The media has discovered the impending Two Million License Armageddon.

They do not like it much.

Although the overall violent crime rate nationally has been on a downward trend since the 1990s, Florida has been the site of at least seven mass shootings in the past three years.

Nearly 2 million Floridians now have concealed weapons permits, tops in nation

And that has to do what exactly with concealed carry? Sure as hell Nikki Cruz did not have a CWP.

What struck me as interesting were the comments I saw in Facebook. I was expecting the usual flood of “ZOMG! We are gonna die!” and although present, a large majority were in favor and congratulatory of the incoming goalpost. In Twitter there were few replies but almost all favorable.

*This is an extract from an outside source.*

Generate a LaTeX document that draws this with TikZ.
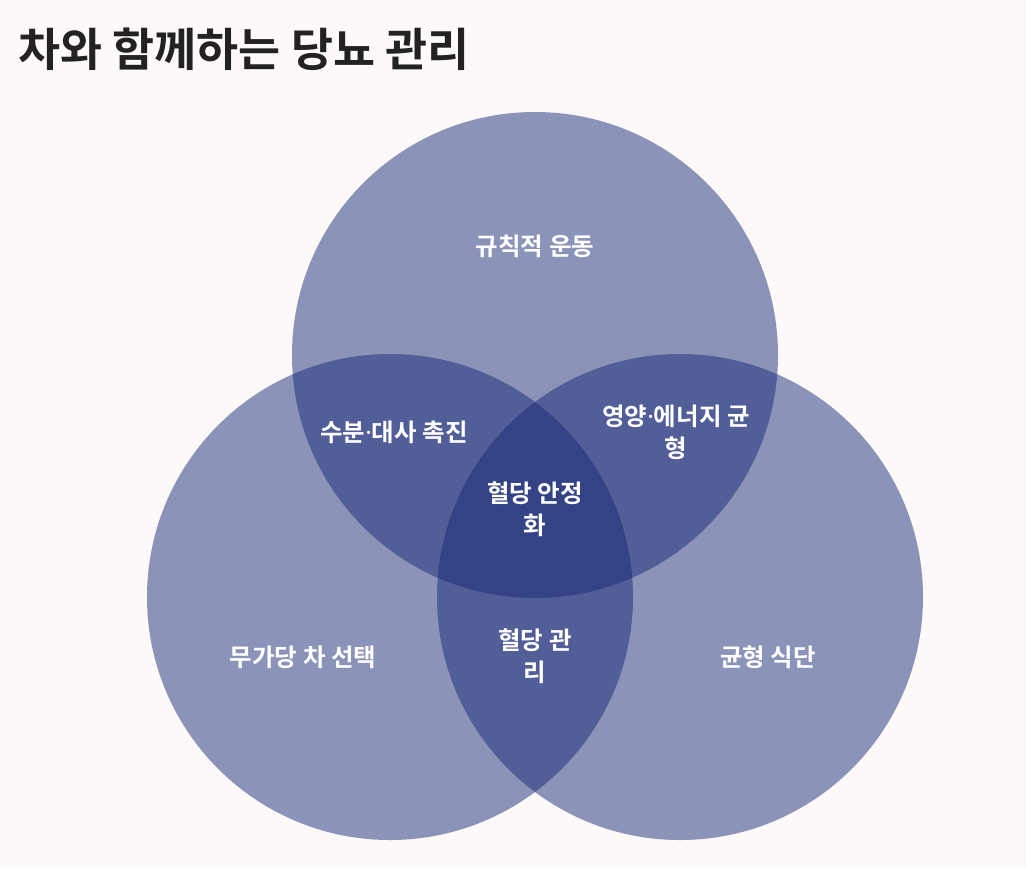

Contrary to the billions in News spent to say otherwise, Floridians like guns, like the Right to Keep and Bear Arms. We were told also that Floridians hate Stand Your Ground and study after study, poll after poll the results have also said we like our SYG law.

And yet, our State Gun Rights organizations have failed to capitalize on that sentiment. The lies and cover ups that came out the Parkland shooting are slowly oozing out and they are not helping our political enemies. Maybe next session we will be able to revert the laws passed on the paroxysm of “do something!” and bring some real sense into what needs to be done to reduce school crime.

We will end the legislative session in three more weeks and hopefully the avalanche of Gun Control bills will remain in desk drawer hell.